From the entries below, list each line with "image".

Given data —
--- --- ---
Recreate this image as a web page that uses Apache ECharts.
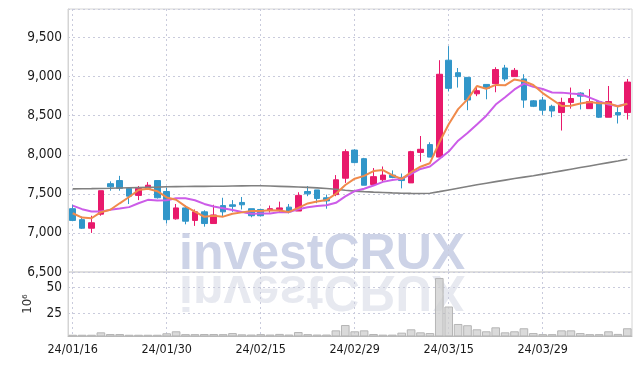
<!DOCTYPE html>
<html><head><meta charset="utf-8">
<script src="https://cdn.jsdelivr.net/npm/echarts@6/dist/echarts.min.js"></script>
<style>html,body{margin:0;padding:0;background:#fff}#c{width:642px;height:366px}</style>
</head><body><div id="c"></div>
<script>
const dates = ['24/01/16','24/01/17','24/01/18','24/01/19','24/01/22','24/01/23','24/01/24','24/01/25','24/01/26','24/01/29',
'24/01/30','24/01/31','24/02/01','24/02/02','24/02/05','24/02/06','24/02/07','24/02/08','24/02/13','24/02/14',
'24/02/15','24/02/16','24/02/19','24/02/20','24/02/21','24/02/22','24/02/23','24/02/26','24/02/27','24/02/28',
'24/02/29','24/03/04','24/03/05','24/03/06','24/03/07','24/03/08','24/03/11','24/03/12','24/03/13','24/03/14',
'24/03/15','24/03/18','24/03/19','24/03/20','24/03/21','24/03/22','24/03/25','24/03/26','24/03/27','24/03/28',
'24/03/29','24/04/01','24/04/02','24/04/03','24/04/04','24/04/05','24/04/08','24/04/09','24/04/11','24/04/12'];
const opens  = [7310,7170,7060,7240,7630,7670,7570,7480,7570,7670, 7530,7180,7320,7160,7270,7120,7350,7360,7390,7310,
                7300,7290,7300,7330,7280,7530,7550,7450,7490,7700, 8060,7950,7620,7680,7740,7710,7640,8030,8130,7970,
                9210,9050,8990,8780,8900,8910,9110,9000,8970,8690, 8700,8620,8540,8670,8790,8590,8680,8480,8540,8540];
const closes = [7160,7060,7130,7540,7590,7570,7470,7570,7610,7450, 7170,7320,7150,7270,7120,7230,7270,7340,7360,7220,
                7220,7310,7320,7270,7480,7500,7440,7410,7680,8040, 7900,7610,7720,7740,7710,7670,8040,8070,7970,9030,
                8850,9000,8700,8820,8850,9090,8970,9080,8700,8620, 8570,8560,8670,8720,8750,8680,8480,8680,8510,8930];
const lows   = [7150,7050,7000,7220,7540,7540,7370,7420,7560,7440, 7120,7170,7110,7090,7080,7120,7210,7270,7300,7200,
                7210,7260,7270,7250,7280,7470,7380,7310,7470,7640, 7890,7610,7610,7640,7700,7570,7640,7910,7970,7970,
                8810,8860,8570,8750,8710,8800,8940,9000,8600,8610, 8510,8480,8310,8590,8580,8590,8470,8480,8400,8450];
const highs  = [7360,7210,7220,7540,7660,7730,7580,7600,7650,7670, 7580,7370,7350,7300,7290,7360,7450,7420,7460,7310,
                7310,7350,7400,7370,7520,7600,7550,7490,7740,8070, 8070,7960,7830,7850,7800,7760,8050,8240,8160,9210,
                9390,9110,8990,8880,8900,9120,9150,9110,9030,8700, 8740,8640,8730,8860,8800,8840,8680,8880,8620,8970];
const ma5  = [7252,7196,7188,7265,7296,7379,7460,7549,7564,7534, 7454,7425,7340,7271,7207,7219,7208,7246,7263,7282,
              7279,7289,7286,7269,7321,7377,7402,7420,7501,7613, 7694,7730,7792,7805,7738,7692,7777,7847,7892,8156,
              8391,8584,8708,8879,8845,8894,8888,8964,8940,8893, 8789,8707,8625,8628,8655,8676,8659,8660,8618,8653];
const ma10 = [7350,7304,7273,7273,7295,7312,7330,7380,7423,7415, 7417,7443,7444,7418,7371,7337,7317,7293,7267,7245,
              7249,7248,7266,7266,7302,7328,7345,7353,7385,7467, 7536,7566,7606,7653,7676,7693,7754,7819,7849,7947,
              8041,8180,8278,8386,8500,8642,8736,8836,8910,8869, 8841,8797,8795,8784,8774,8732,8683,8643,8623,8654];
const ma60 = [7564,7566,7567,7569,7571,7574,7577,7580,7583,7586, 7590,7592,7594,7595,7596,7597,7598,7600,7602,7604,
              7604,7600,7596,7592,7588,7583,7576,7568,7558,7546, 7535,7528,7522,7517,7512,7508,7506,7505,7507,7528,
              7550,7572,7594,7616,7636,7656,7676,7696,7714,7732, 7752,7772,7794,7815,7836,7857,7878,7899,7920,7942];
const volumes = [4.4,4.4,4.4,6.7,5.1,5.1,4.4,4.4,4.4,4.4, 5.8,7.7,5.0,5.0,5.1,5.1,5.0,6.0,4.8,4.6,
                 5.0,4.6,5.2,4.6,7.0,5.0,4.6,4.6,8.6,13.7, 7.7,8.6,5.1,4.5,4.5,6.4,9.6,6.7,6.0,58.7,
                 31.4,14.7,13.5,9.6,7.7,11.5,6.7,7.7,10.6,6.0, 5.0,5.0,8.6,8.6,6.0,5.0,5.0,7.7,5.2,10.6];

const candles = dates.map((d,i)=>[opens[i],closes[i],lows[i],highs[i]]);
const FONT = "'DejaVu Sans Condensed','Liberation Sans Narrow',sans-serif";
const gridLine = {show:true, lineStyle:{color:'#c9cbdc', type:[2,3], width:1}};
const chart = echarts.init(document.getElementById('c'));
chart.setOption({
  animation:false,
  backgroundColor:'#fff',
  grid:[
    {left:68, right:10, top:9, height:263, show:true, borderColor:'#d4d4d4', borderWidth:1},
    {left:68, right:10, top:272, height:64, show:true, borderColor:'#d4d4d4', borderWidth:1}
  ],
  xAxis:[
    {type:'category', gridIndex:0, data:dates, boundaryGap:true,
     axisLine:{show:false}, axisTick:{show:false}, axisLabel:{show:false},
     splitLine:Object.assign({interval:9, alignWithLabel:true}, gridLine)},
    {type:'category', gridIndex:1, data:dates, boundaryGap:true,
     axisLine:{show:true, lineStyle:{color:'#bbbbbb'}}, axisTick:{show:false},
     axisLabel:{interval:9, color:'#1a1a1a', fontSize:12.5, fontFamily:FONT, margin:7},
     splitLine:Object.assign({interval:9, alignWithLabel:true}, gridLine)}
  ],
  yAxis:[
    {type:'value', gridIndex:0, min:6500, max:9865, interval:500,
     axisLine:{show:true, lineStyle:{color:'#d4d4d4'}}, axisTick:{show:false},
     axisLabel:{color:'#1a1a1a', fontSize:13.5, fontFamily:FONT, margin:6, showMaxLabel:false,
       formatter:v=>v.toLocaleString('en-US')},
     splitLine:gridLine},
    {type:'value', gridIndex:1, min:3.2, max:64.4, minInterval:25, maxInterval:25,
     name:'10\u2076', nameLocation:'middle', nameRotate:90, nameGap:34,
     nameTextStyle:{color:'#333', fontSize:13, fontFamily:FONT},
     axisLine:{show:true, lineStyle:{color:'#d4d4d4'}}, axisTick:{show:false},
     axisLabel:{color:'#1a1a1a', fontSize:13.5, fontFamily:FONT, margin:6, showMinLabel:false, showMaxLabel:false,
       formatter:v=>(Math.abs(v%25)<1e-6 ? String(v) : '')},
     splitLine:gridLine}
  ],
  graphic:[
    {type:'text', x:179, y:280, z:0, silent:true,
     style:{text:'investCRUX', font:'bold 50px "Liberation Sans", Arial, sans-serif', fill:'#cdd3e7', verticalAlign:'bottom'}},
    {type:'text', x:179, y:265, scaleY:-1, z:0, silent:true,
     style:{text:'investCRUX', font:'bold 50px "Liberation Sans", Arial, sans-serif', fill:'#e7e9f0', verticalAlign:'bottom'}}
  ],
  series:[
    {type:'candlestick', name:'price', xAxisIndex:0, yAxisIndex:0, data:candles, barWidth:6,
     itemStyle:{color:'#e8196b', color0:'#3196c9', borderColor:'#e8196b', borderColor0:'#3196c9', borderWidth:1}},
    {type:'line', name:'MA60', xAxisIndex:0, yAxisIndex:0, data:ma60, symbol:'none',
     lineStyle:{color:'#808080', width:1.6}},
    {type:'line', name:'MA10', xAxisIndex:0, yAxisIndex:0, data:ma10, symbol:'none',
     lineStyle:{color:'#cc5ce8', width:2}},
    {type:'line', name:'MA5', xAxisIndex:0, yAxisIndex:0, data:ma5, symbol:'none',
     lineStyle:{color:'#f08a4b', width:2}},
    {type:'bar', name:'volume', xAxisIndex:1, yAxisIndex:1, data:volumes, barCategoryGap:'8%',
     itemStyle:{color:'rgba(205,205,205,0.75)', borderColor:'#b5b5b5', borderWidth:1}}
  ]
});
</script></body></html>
--- --- ---
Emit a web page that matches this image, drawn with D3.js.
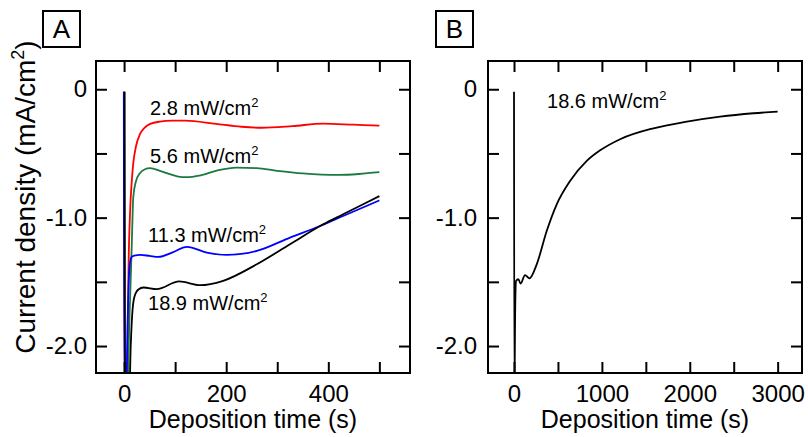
--- --- ---
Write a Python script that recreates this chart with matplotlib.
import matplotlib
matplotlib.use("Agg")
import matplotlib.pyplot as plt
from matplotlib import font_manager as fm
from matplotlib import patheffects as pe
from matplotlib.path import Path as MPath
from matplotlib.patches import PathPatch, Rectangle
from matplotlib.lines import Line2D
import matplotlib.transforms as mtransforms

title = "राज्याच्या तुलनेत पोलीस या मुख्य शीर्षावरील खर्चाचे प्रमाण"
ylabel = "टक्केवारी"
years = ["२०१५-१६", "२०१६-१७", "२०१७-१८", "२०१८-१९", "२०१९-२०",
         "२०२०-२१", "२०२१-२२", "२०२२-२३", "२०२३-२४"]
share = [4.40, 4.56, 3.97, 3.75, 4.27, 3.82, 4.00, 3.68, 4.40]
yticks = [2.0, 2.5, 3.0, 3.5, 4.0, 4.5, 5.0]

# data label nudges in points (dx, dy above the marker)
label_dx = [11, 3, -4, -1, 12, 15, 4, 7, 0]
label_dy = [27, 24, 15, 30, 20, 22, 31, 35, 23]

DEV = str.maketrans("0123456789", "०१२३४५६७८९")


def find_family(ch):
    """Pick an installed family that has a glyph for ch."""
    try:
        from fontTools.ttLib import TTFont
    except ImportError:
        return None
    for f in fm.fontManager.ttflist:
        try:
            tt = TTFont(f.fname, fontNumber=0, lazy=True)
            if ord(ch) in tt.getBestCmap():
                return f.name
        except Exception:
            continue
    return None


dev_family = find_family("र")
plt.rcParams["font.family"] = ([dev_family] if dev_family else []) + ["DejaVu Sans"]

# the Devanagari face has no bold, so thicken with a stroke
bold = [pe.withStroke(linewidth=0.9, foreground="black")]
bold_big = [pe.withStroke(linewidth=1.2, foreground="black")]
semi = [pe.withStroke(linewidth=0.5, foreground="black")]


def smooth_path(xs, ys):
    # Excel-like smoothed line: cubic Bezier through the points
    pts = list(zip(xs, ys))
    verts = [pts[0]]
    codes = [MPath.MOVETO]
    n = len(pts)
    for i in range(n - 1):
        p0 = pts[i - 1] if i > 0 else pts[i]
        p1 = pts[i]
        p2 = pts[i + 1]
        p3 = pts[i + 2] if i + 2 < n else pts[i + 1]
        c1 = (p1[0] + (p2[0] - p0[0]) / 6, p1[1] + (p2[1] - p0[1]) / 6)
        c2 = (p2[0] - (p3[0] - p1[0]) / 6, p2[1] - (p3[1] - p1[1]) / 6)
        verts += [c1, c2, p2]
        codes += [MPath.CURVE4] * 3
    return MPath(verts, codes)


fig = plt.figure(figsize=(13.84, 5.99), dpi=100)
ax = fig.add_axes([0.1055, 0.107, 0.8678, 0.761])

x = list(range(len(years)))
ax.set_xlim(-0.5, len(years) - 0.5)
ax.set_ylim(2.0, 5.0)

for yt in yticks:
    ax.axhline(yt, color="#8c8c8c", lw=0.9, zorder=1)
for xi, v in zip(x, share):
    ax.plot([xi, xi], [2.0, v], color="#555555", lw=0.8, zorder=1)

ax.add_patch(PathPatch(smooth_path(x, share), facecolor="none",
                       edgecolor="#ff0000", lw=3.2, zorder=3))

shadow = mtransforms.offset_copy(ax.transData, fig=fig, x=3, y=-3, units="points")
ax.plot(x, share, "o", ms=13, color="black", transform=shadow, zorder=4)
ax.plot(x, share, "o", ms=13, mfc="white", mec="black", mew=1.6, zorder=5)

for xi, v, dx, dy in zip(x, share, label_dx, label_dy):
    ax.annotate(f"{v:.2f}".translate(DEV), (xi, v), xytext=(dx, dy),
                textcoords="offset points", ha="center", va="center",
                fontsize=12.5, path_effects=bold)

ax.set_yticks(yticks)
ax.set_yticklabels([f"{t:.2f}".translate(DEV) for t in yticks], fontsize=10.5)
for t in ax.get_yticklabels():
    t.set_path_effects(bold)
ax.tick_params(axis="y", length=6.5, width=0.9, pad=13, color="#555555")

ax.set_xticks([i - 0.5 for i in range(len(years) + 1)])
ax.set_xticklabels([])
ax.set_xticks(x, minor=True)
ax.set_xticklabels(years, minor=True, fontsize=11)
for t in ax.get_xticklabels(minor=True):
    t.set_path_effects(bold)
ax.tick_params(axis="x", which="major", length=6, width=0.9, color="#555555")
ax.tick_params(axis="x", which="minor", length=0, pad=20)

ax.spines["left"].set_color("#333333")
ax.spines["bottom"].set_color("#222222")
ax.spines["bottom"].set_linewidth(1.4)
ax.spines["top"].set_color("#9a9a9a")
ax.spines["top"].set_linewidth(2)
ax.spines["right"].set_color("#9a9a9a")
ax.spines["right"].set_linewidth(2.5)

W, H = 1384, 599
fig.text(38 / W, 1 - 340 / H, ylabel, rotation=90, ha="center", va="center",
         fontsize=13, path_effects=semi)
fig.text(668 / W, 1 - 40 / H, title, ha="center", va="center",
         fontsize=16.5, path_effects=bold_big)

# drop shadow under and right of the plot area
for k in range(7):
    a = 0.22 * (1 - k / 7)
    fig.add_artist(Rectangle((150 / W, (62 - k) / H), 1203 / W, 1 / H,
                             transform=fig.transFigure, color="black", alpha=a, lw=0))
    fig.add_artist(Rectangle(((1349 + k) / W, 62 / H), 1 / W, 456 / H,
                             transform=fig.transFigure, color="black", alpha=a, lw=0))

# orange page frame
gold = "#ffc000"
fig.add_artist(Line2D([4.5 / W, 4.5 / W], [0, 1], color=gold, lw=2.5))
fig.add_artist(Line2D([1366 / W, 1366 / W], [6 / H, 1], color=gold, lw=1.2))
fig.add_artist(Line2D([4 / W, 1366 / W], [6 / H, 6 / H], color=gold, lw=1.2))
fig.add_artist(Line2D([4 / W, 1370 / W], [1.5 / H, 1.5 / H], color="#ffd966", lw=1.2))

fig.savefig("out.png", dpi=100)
--- --- ---
Result —
Recreate this image as a web page that uses Apache ECharts.
Emit a web page that matches this image, drawn with D3.js.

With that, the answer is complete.